- Task brief -
Copy exactly the lines from the start of the material through the line with "(Rlab) at (252,138)". Pictures stay out of the copy.
--- start of Stored rows ---
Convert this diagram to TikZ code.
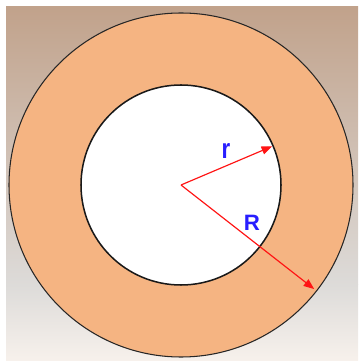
\documentclass[tikz,border=0pt]{standalone}
\usepackage{fontspec}
\setsansfont{Liberation Sans}
\usepackage{xcolor}
\usetikzlibrary{arrows.meta, calc}

\definecolor{bgtop}{RGB}{193,162,139}
\definecolor{bgmid}{RGB}{221,219,217}
\definecolor{bglow}{RGB}{247,241,236}
\definecolor{ringfill}{RGB}{245,180,130}
\definecolor{arrowred}{RGB}{255,20,20}
\definecolor{labelblue}{RGB}{40,30,255}

\begin{document}
\begin{tikzpicture}[
        x=0.03cm, y=0.03cm,
        >={Triangle[length=9pt, width=7pt]},
        radius/.style={draw=arrowred, line width=1pt, ->},
        radlabel/.style={text=labelblue, font=\sffamily\bfseries\fontsize{19}{20}\selectfont, inner sep=0pt}
    ]

    % 1. Nen chuyen mau
    \useasboundingbox (0,0) rectangle (358,361);
    \shade[top color=bgtop, bottom color=bgmid] (6,76) rectangle (358,354);
    \shade[top color=bgmid, bottom color=bglow] (6,0) rectangle (358,76);

    % 2. Vanh tron
    \coordinate (O) at (181,176);
    \fill[ringfill] (O) circle (172);
    \fill[white] (O) circle (100);
    \draw[black!85, line width=0.9pt] (O) circle (172);
    \draw[black!90, line width=1.3pt] (O) circle (100);

    % 3. Ban kinh r va R
    \coordinate (rEnd) at ($(O)+(23:99)$);
    \coordinate (REnd) at ($(O)+(-38:169)$);
    \draw[radius] (O) -- (rEnd);
    \draw[radius] (O) -- (REnd);

    \node[radlabel, yscale=1.25] (rlab) at (226,210) {r};
    \node[radlabel] (Rlab) at (252,138) {R};

\end{tikzpicture}
\end{document}
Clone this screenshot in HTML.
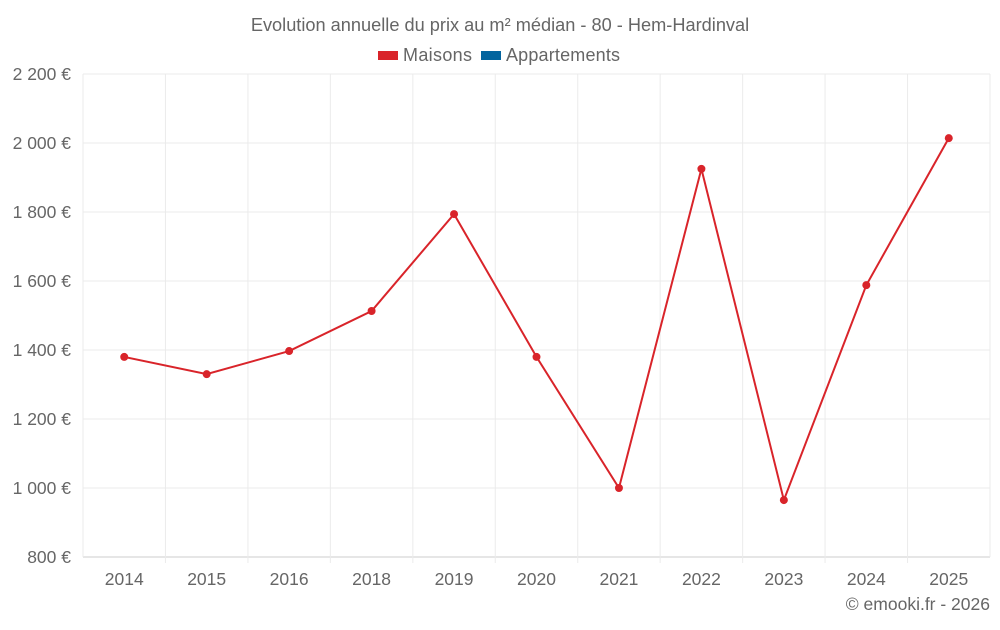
<!DOCTYPE html>
<html><head><meta charset="utf-8"><style>
body{margin:0;background:#fff;font-family:"Liberation Sans",sans-serif;}
svg text{font-family:"Liberation Sans",sans-serif;fill:#666;}
</style></head><body>
<svg width="1000" height="625" viewBox="0 0 1000 625">
<text x="500" y="31" text-anchor="middle" font-size="18.2">Evolution annuelle du prix au m² médian - 80 - Hem-Hardinval</text>
<g>
<g><rect x="378" y="51" width="20" height="9" fill="#d9242a"/><text x="403" y="61" font-size="18" textLength="69">Maisons</text></g>
<g><rect x="481" y="51" width="20" height="9" fill="#03649e"/><text x="506" y="61" font-size="18" textLength="114">Appartements</text></g>
</g>
<g id="grid"></g>
<g id="yaxis"></g>
<g id="xaxis"></g>
<g id="series"></g>
<text x="990" y="610" text-anchor="end" font-size="17.5">© emooki.fr - 2026</text>
</svg>
<script>
const categories=["2014","2015","2016","2018","2019","2020","2021","2022","2023","2024","2025"];
const maisons=[1380,1330,1397,1513,1794,1380,1000,1925,965,1588,2014];
const yTicks=[800,1000,1200,1400,1600,1800,2000,2200];
const NS="http://www.w3.org/2000/svg";
const L=83,R=990,T=74,B=557,yMin=800,yMax=2200;
const y=v=>B-(v-yMin)/(yMax-yMin)*(B-T);
const bw=(R-L)/categories.length;
const x=i=>L+bw*(i+0.5);
function mk(tag,attrs,parent){const e=document.createElementNS(NS,tag);for(const k in attrs)e.setAttribute(k,attrs[k]);parent.appendChild(e);return e;}
const grid=document.getElementById('grid'),ya=document.getElementById('yaxis'),xa=document.getElementById('xaxis'),se=document.getElementById('series');
yTicks.forEach(v=>{
 const l=mk('line',{x1:L,x2:R,y1:y(v),y2:y(v),stroke:v===yMin?'#ccc':'#ebebeb','stroke-width':1},grid);
 
 
 const t=mk('text',{x:71,y:y(v)+6,'text-anchor':'end','font-size':17.5},ya);
 t.textContent=String(v).replace(/\B(?=(\d{3})+(?!\d))/g,' ')+' €';
 
 
});
for(let i=0;i<=categories.length;i++){
 const gx=L+bw*i;
 const l=mk('line',{x1:gx,x2:gx,y1:T,y2:B+(i===0||i===categories.length?0:6),stroke:'#ebebeb','stroke-width':1},grid);
 
 
}
categories.forEach((c,i)=>{
 const t=mk('text',{x:x(i),y:585,'text-anchor':'middle','font-size':17.5},xa);
 t.textContent=c;
 
 
});
const p=mk('polyline',{points:maisons.map((v,i)=>x(i)+','+y(v)).join(' '),fill:'none',stroke:'#d9242a','stroke-width':2},se);


maisons.forEach((v,i)=>{
 const c=mk('circle',{cx:x(i),cy:y(v),r:4,fill:'#d9242a'},se);
 
 
});
</script>
</body></html>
--- end of Stored rows ---
- Task solution -
Convert this diagram to TikZ code.
\documentclass[tikz,border=0pt]{standalone}
\usepackage{fontspec}
\setsansfont{Liberation Sans}
\usepackage{xcolor}
\usetikzlibrary{arrows.meta, calc}

\definecolor{bgtop}{RGB}{193,162,139}
\definecolor{bgmid}{RGB}{221,219,217}
\definecolor{bglow}{RGB}{247,241,236}
\definecolor{ringfill}{RGB}{245,180,130}
\definecolor{arrowred}{RGB}{255,20,20}
\definecolor{labelblue}{RGB}{40,30,255}

\begin{document}
\begin{tikzpicture}[
        x=0.03cm, y=0.03cm,
        >={Triangle[length=9pt, width=7pt]},
        radius/.style={draw=arrowred, line width=1pt, ->},
        radlabel/.style={text=labelblue, font=\sffamily\bfseries\fontsize{19}{20}\selectfont, inner sep=0pt}
    ]

    % 1. Nen chuyen mau
    \useasboundingbox (0,0) rectangle (358,361);
    \shade[top color=bgtop, bottom color=bgmid] (6,76) rectangle (358,354);
    \shade[top color=bgmid, bottom color=bglow] (6,0) rectangle (358,76);

    % 2. Vanh tron
    \coordinate (O) at (181,176);
    \fill[ringfill] (O) circle (172);
    \fill[white] (O) circle (100);
    \draw[black!85, line width=0.9pt] (O) circle (172);
    \draw[black!90, line width=1.3pt] (O) circle (100);

    % 3. Ban kinh r va R
    \coordinate (rEnd) at ($(O)+(23:99)$);
    \coordinate (REnd) at ($(O)+(-38:169)$);
    \draw[radius] (O) -- (rEnd);
    \draw[radius] (O) -- (REnd);

    \node[radlabel, yscale=1.25] (rlab) at (226,210) {r};
    \node[radlabel] (Rlab) at (252,138) {R};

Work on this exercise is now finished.